- [Materials provided]:

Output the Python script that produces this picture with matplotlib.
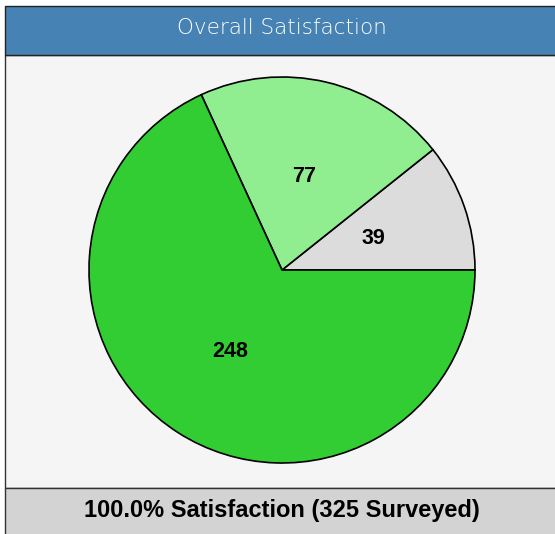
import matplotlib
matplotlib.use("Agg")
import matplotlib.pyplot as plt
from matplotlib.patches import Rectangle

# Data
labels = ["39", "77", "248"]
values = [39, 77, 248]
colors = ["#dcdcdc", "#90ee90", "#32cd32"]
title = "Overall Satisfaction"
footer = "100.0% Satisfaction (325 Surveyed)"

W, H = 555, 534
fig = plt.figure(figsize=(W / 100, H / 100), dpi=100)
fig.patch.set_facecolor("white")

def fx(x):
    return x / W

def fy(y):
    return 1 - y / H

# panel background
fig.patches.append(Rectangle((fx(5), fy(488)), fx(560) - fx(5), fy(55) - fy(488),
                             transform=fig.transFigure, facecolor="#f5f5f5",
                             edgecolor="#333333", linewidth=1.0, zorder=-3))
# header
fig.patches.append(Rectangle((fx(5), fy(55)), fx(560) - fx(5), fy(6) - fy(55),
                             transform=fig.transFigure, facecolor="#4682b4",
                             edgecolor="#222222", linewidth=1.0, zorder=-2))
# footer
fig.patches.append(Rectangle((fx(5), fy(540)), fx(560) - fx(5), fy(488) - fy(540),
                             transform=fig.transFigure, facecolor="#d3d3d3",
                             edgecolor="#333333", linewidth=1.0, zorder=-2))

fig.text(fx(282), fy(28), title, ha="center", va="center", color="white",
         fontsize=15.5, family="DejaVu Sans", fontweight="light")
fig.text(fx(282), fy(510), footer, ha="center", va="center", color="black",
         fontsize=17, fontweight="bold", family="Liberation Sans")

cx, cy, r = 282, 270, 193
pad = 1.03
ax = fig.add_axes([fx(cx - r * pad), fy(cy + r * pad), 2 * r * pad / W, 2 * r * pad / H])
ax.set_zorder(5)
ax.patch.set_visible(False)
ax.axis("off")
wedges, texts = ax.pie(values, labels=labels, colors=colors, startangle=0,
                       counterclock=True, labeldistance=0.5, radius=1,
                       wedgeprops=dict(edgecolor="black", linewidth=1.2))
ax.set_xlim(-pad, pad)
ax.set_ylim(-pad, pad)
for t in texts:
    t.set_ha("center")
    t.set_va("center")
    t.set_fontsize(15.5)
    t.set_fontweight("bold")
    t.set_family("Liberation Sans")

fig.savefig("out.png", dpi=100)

==

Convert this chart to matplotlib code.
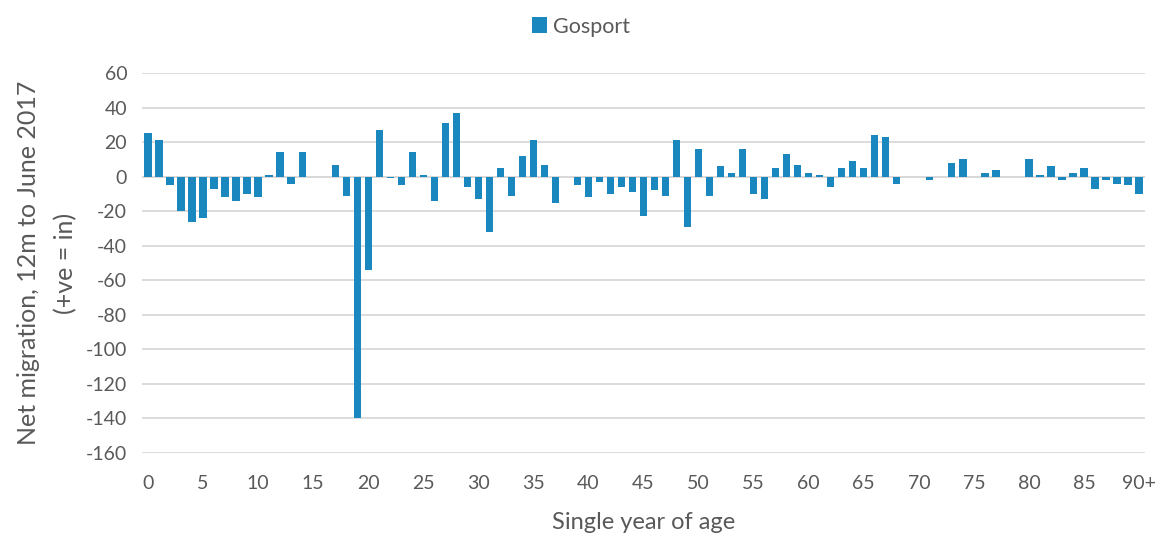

- [Problem statement]: Above are the records. Copy word for word only their lines from the one holding "Output the Python" through the one holding "from matplotlib.patches import Rectangle", both included, and skip the images.

- [Full response]:
Output the Python script that produces this picture with matplotlib.
import matplotlib
matplotlib.use("Agg")
import matplotlib.pyplot as plt
from matplotlib.patches import Rectangle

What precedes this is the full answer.